Poor Yasmin. First she can’t find a guy to marry her, then her TV network dumps her. The network has agreed to pay for Yasmin’s wedding (once she finds someone), so she’s probably done OK out of the whole debacle. The odds of a made-for reality- TV wedding enduring are probably even slimmer than those on of Shane Warne’s next marriage.
The show’s problem was there was no competition. If they’d had a dozen brides fighting over a prospective groom, viewers might have been interested. But when the only conflict was within Yasmin’s tedious psyche, it’s not surprising they switched off.
So one appalling TV program departs, only to be replaced with a far greater evil: late-night quizzes.
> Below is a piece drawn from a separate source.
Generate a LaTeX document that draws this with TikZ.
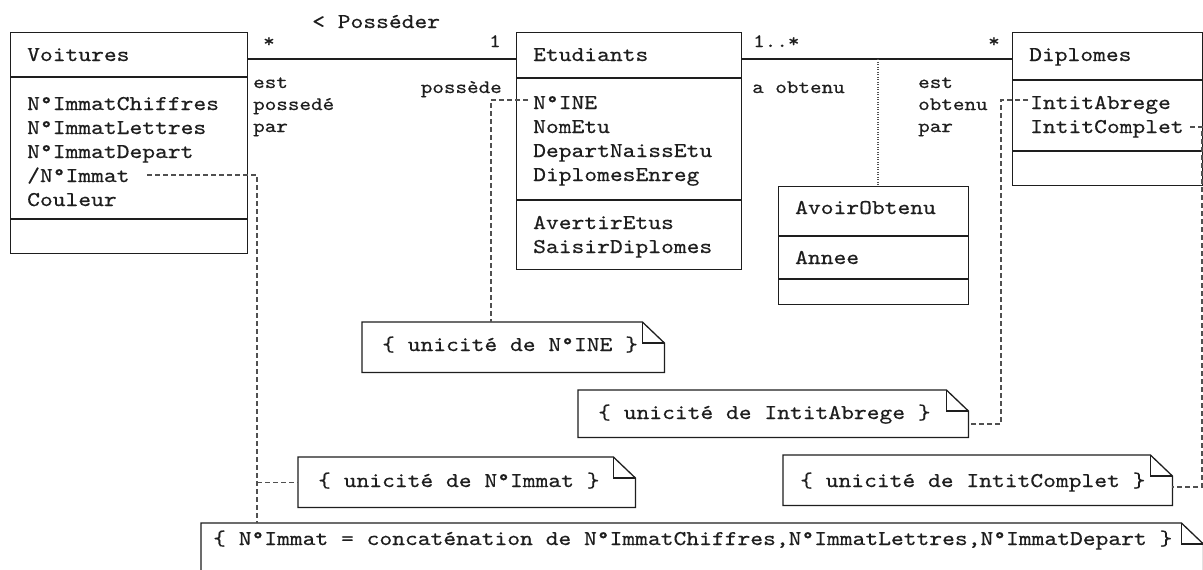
\documentclass[tikz,border=0pt]{standalone}
\usepackage{fontspec}
\setmainfont{lmmono10-regular}[Extension=.otf, FakeStretch=1.16, FakeBold=0.4]
\definecolor{ln}{HTML}{1E1E1E}
\definecolor{dsh}{HTML}{505050}
\tikzset{
  box/.style={draw=ln, line width=1.3pt, inner sep=0pt, anchor=north west},
  hold/.style={inner sep=0pt, anchor=north west},
  txt/.style={anchor=base west, inner sep=0pt, font=\fontsize{21}{24}\selectfont, text=ln},
  role/.style={anchor=base west, inner sep=0pt, font=\fontsize{19}{22}\selectfont, text=ln},
  conn/.style={draw=ln, line width=1.2pt},
  sepl/.style={draw=ln, line width=1.3pt},
  dep/.style={draw=dsh, line width=1.2pt, dash pattern=on 5pt off 3pt},
  dotl/.style={draw=dsh, line width=1.2pt, dash pattern=on 1pt off 1.5pt},
  notel/.style={draw=ln, line width=1.3pt, line join=miter}
}
\newcommand{\dogear}[1]{%
  \draw[notel] (#1.north west) -- ([xshift=-22pt]#1.north east) -- ([yshift=-21pt]#1.north east) -- (#1.south east) -- (#1.south west) -- cycle;
  \draw[notel] ([xshift=-22pt]#1.north east) -- ([xshift=-22pt,yshift=-21pt]#1.north east) -- ([yshift=-21pt]#1.north east);}
\begin{document}
\begin{tikzpicture}[x=1pt,y=-1pt]
\useasboundingbox (0,0) rectangle (1203,570);
\fill[white] (0,0) rectangle (1203,570);

% ---------- Voitures ----------
\node[box, minimum width=237pt, minimum height=221pt] (vo) at (10,32) {};
\draw[sepl] (10,77) -- (247,77);
\draw[sepl] (10,219) -- (247,219);
\node[txt] (voN) at (27,61) {Voitures};
\node[txt] (va1) at (27,110) {N°ImmatChiffres};
\node[txt] (va2) at (27,134) {N°ImmatLettres};
\node[txt] (va3) at (27,158) {N°ImmatDepart};
\node[txt] (va4) at (27,182) {/N°Immat};
\node[txt] (va5) at (27,206) {Couleur};

% ---------- Etudiants ----------
\node[box, minimum width=225pt, minimum height=237pt] (et) at (516,32) {};
\draw[sepl] (516,78) -- (741,78);
\draw[sepl] (516,200) -- (741,200);
\node[txt] (etN) at (533,61) {Etudiants};
\node[txt] (ea1) at (533,109) {N°INE};
\node[txt] (ea2) at (533,133) {NomEtu};
\node[txt] (ea3) at (533,157) {DepartNaissEtu};
\node[txt] (ea4) at (533,181) {DiplomesEnreg};
\node[txt] (eo1) at (533,229) {AvertirEtus};
\node[txt] (eo2) at (533,253) {SaisirDiplomes};

% ---------- Diplomes ----------
\node[box, minimum width=190pt, minimum height=153pt] (di) at (1012,32) {};
\draw[sepl] (1012,80) -- (1202,80);
\draw[sepl] (1012,151) -- (1202,151);
\node[txt] (diN) at (1029,61) {Diplomes};
\node[txt] (da1) at (1030,109) {IntitAbrege};
\node[txt] (da2) at (1030,133) {IntitComplet};

% ---------- AvoirObtenu ----------
\node[box, minimum width=190pt, minimum height=118pt] (ao) at (778,186) {};
\draw[sepl] (778,236) -- (968,236);
\draw[sepl] (778,279) -- (968,279);
\node[txt] (aoN) at (795,214) {AvoirObtenu};
\node[txt] (aoA) at (795,264) {Annee};

% ---------- associations ----------
\coordinate (aY) at (0,59);
\draw[conn] (vo.north east |- aY) -- (et.north west |- aY);
\draw[conn] (et.north east |- aY) -- (di.north west |- aY);
\coordinate (aoTop) at (878,59);
\draw[dotl] (aoTop) -- (aoTop |- ao.north);

\node[txt] (posseder) at (312,28) {< Posséder};
\node[role] (m1) at (263,47) {*};
\node[role] (m2) at (489,47) {1};
\node[role] (m3) at (753,47) {1..*};
\node[role] (m4) at (988,47) {*};
\node[role] (r1a) at (253,88) {est};
\node[role] (r1b) at (253,110) {possedé};
\node[role] (r1c) at (253,132) {par};
\node[role, anchor=base east] (r2) at (502,93) {possède};
\node[role] (r3) at (752,93) {a obtenu};
\node[role] (r4a) at (918,88) {est};
\node[role] (r4b) at (918,110) {obtenu};
\node[role] (r4c) at (918,132) {par};

% ---------- notes ----------
\node[hold, minimum width=302pt, minimum height=50pt] (n1) at (362,322) {};
\dogear{n1}
\node[txt] (n1t) at (382,351) {\{ unicité de N°INE \}};

\node[hold, minimum width=390pt, minimum height=47pt] (n2) at (578,390) {};
\dogear{n2}
\node[txt] (n2t) at (598,419) {\{ unicité de IntitAbrege \}};

\node[hold, minimum width=337pt, minimum height=50pt] (n4) at (298,457) {};
\dogear{n4}
\node[txt] (n4t) at (318,487) {\{ unicité de N°Immat \}};

\node[hold, minimum width=389pt, minimum height=50pt] (n3) at (783,455) {};
\dogear{n3}
\node[txt] (n3t) at (800,487) {\{ unicité de IntitComplet \}};

\node[hold, minimum width=1002pt, minimum height=70pt] (n5) at (201,523) {};
\dogear{n5}
\node[txt] (n5t) at (213,545) {\{ N°Immat = concaténation de N°ImmatChiffres,N°ImmatLettres,N°ImmatDepart \}};

% ---------- dependencies ----------
\coordinate (d1a) at (147,175);
\coordinate (d1b) at (257,175);
\draw[dep] (d1a) -- (d1b) -- (d1b |- n5.north);
\draw[dep] (d1b |- n4.west) -- (n4.west);

\coordinate (d2a) at (528,100);
\coordinate (d2b) at (491,100);
\draw[dep] (d2a) -- (d2b) -- (d2b |- n1.north);

\coordinate (d3a) at (1028,100);
\coordinate (d3b) at (1001,100);
\coordinate (d3c) at (1001,424);
\draw[dep] (d3a) -- (d3b) -- (d3c) -- (d3c -| n2.east);

\coordinate (d4a) at (1190,127);
\coordinate (d4b) at (1202,127);
\coordinate (d4c) at (1202,487);
\draw[dep] (d4a) -- (d4b) -- (d4c) -- (d4c -| n3.east);
\end{tikzpicture}
\end{document}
The first of these was Big Brother Up-Late, in which Mike Goldman mixed obvious call-in word puzzles with scintillating footage of housemates sleeping. It’s amazing Adults Only attracted so much controversy when by any quality standard, Up-Late was far more offensive.
This execrable effort spawned the Up-Late Game Show, which saved housemate Hotdogs from the total obscurity he deserved, instead giving him near-total obscurity as the frontman for 90 minutes of tedious guessing games. Its success – financial, not critical – has inspired Nine and Seven to follow suit with the near-identical Quizmania and Midnight Zoo respectively.
Viewers once had some quality options, such as David Letterman’s The Late Show, before it got cut back. Now all three commercial networks broadcast late-night inanity.
These shows’ success relies on low production values and their low-rent hosts’ ability to pad. The secret? Constantly exhorting viewers to call and then stretching each puzzle over several ad breaks so they don’t have to give too much money away.
We’ve long had local content rules, but it’s high time we enforced quality content rules on free-to-air TV. Television licences are precious and anyone devoting their schedules to con viewers into making expensive phone calls should have them revoked.
Public television isn’t much of an alternative. SBS has an assortment
of foreign-language news and late-night soft-porn and the ABC broadcasts the one late-night show that’s even duller than the quizzes, Order in the House.
The only people to benefit from the quizification of late night TV are the networks, who are cashing in, and insomniacs. Going to sleep never looked so good. I’d even rather watch Yasmin.